## Start RECORDS SHOWN

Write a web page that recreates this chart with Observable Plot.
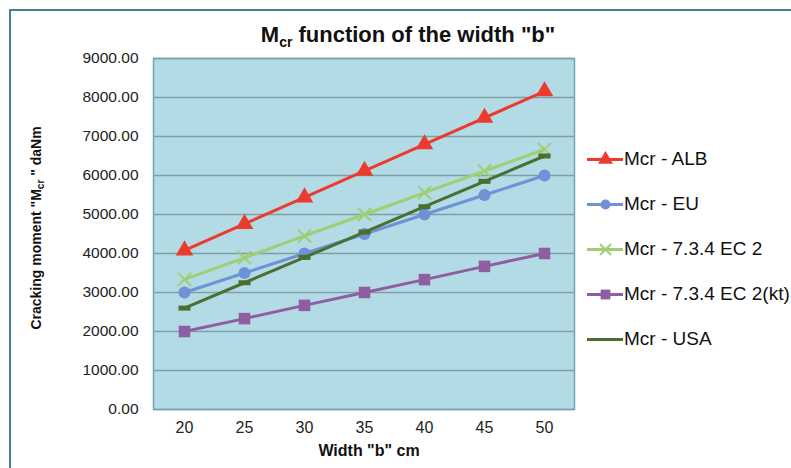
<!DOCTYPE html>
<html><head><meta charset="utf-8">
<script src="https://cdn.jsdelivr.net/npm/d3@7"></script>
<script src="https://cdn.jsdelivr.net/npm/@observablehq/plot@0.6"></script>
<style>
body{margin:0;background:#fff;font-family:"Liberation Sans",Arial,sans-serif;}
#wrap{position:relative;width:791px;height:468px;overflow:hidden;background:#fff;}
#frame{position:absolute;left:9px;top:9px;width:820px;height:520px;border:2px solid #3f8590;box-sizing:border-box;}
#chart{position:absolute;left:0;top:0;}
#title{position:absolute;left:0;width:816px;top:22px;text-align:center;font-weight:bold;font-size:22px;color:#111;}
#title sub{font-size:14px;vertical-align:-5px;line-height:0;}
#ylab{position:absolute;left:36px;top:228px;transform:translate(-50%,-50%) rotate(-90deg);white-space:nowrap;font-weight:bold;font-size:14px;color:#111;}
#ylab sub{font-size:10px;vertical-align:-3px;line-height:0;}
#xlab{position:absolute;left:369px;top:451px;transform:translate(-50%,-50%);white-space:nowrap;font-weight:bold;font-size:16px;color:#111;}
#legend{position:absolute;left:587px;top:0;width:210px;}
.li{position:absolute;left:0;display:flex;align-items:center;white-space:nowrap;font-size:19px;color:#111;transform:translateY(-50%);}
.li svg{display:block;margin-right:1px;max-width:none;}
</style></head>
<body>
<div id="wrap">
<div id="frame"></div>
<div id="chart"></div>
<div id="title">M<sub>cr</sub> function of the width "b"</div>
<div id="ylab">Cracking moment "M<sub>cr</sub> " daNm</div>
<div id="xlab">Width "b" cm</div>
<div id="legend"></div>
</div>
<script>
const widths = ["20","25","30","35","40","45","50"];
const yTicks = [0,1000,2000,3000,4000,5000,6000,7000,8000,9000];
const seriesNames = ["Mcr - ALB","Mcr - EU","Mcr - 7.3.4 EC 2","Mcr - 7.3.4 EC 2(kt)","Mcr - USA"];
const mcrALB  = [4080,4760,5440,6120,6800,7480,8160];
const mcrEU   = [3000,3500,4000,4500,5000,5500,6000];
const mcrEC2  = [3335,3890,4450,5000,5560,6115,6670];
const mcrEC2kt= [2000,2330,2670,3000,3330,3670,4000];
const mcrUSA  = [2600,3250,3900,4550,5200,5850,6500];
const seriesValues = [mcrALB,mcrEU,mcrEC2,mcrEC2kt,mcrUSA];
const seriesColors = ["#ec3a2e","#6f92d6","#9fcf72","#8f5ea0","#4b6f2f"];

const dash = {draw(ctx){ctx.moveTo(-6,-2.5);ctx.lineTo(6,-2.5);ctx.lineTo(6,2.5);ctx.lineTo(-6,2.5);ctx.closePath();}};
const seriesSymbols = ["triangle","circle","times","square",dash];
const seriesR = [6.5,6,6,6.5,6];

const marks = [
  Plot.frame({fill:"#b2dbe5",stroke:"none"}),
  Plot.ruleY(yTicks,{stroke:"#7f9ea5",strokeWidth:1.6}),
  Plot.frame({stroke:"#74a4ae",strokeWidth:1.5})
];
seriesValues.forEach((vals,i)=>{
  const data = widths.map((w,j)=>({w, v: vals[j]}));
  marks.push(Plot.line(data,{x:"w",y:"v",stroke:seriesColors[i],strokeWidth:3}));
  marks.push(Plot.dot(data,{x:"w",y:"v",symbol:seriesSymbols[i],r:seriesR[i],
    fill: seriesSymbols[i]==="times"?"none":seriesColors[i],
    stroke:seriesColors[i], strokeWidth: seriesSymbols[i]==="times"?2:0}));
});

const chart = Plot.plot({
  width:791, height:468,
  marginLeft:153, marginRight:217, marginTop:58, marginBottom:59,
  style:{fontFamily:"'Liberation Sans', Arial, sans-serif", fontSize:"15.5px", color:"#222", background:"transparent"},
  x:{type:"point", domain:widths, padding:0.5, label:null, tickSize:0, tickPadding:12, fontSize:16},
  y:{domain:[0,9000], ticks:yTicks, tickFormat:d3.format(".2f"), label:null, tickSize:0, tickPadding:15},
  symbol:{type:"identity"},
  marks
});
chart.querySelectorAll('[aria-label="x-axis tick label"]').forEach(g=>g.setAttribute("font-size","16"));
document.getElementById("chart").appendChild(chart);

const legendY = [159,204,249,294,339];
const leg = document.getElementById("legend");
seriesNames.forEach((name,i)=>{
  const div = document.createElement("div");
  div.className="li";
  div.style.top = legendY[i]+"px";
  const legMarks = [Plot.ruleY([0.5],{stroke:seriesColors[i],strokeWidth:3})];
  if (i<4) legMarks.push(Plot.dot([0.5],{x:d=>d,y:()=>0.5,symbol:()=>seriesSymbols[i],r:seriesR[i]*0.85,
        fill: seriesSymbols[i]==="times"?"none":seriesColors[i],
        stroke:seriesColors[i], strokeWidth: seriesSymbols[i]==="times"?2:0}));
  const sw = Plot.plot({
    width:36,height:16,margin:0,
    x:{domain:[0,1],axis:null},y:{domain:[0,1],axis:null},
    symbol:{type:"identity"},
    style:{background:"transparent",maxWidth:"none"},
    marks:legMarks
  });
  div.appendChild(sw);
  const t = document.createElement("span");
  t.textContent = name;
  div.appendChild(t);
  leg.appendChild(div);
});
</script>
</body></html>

## End RECORDS SHOWN
## Start RECORDS SHOWN

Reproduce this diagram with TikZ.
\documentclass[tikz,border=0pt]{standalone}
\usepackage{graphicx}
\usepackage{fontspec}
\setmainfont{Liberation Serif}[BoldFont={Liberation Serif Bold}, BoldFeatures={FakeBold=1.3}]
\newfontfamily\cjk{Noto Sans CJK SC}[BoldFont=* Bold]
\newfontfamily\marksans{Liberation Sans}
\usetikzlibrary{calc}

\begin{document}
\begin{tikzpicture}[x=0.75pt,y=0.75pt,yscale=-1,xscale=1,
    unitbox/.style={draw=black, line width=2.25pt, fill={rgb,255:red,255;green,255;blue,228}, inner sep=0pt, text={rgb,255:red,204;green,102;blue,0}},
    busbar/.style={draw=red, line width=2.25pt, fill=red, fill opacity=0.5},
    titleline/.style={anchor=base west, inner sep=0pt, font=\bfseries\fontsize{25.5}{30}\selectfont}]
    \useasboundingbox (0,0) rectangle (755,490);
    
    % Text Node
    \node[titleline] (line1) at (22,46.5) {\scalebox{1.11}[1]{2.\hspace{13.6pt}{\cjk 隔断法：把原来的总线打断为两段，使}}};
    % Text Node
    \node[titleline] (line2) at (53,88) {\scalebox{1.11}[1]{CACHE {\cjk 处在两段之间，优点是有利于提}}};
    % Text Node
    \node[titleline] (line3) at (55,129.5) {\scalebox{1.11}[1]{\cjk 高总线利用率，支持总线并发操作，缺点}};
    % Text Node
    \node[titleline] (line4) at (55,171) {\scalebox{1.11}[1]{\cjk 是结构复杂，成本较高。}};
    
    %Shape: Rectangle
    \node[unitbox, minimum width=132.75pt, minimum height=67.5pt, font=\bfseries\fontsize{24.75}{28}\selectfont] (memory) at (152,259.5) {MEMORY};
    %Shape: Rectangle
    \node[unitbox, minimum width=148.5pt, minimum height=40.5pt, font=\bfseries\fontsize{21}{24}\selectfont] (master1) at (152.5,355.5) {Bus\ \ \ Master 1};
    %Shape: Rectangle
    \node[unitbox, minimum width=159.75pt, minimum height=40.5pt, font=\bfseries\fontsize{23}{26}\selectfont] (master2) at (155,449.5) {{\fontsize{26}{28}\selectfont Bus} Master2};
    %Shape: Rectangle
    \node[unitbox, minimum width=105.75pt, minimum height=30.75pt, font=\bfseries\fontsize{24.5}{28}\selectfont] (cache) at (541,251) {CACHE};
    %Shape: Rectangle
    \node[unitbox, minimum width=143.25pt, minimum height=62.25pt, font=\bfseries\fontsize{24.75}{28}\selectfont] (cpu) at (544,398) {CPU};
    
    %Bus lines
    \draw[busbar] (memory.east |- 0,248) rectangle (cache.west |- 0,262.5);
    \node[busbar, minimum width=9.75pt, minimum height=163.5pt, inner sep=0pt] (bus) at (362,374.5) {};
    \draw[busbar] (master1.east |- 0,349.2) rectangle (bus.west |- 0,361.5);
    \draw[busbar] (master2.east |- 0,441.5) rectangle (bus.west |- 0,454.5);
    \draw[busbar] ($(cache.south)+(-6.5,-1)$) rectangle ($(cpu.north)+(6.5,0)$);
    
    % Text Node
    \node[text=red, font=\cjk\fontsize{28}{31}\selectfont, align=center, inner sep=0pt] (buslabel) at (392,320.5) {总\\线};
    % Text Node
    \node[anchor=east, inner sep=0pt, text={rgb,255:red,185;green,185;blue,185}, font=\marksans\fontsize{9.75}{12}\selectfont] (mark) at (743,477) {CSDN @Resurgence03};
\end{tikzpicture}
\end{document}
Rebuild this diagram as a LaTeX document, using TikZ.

## End RECORDS SHOWN
## Start RECORDS SHOWN

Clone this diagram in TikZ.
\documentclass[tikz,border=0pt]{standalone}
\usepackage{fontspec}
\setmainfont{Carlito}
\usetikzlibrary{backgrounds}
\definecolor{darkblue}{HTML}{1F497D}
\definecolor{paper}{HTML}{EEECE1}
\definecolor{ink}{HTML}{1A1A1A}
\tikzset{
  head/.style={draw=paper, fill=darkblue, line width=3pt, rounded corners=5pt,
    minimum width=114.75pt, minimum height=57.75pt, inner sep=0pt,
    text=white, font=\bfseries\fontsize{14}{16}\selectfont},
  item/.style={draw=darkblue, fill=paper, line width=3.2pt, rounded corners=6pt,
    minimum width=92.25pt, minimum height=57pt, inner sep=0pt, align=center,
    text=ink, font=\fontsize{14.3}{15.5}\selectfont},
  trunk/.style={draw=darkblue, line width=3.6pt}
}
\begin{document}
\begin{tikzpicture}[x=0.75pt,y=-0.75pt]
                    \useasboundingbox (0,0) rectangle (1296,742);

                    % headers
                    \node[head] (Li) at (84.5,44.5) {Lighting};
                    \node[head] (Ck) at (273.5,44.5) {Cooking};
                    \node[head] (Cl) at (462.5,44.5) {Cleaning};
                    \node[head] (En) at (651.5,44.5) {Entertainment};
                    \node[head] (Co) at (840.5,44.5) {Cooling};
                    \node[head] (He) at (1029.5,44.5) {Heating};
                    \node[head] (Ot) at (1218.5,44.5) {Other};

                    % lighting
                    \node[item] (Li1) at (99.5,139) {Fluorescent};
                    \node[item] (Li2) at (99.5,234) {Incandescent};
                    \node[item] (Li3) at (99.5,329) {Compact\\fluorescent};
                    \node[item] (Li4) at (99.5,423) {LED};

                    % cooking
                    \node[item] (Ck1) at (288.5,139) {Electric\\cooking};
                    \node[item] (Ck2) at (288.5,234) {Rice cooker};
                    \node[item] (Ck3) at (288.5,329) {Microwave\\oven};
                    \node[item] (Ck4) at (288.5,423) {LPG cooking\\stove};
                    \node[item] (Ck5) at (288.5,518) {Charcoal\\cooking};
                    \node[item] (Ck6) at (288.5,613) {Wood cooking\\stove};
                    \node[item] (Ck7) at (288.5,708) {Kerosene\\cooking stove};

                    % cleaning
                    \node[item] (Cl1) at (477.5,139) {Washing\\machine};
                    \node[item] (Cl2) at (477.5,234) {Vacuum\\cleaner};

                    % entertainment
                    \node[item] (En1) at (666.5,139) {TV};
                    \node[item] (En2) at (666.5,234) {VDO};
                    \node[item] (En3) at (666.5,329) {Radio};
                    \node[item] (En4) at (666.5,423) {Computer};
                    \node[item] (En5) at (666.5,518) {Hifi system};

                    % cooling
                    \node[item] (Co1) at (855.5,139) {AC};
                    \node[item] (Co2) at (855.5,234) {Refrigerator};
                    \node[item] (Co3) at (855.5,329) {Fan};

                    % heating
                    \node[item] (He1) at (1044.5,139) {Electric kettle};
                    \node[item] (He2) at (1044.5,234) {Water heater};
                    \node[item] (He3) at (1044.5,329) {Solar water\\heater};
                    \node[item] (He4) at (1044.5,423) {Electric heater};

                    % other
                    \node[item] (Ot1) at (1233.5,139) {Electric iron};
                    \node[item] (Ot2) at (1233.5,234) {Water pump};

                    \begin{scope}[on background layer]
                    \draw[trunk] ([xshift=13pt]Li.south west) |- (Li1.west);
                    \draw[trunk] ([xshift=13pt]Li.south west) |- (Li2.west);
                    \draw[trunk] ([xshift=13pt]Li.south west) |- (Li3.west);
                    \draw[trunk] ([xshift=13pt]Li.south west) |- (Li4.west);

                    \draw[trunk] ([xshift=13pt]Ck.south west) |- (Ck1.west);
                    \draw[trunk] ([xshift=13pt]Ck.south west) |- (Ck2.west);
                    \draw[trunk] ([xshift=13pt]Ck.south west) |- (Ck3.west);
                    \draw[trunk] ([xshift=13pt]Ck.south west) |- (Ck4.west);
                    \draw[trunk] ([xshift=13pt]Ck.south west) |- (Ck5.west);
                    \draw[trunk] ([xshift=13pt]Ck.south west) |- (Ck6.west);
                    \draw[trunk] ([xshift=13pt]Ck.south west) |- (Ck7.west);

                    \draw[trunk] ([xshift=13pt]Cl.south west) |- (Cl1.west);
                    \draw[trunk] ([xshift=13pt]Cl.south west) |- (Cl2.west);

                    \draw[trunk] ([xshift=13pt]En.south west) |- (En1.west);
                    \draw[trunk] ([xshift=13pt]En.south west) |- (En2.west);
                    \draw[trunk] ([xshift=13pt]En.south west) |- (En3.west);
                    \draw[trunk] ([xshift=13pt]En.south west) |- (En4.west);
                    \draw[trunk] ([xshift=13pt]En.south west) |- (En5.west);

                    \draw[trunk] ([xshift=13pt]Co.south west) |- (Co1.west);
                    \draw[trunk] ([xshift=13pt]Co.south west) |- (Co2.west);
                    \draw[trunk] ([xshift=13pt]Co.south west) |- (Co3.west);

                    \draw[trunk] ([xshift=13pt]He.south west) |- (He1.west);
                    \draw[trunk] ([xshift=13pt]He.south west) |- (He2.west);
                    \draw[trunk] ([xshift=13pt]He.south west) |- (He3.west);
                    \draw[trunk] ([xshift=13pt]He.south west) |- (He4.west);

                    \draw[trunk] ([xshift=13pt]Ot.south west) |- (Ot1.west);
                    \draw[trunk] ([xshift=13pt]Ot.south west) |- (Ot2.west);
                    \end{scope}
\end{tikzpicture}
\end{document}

## End RECORDS SHOWN

◆ PROBLEM TO SOLVE
This exercise asks for the lines from the line with "Reproduce this diagram with TikZ." to the line with "(0,0) rectangle (755,490);", both lines included, set down exactly and with nothing else.

◆ EXERCISE ANSWER
Reproduce this diagram with TikZ.
\documentclass[tikz,border=0pt]{standalone}
\usepackage{graphicx}
\usepackage{fontspec}
\setmainfont{Liberation Serif}[BoldFont={Liberation Serif Bold}, BoldFeatures={FakeBold=1.3}]
\newfontfamily\cjk{Noto Sans CJK SC}[BoldFont=* Bold]
\newfontfamily\marksans{Liberation Sans}
\usetikzlibrary{calc}

\begin{document}
\begin{tikzpicture}[x=0.75pt,y=0.75pt,yscale=-1,xscale=1,
    unitbox/.style={draw=black, line width=2.25pt, fill={rgb,255:red,255;green,255;blue,228}, inner sep=0pt, text={rgb,255:red,204;green,102;blue,0}},
    busbar/.style={draw=red, line width=2.25pt, fill=red, fill opacity=0.5},
    titleline/.style={anchor=base west, inner sep=0pt, font=\bfseries\fontsize{25.5}{30}\selectfont}]
    \useasboundingbox (0,0) rectangle (755,490);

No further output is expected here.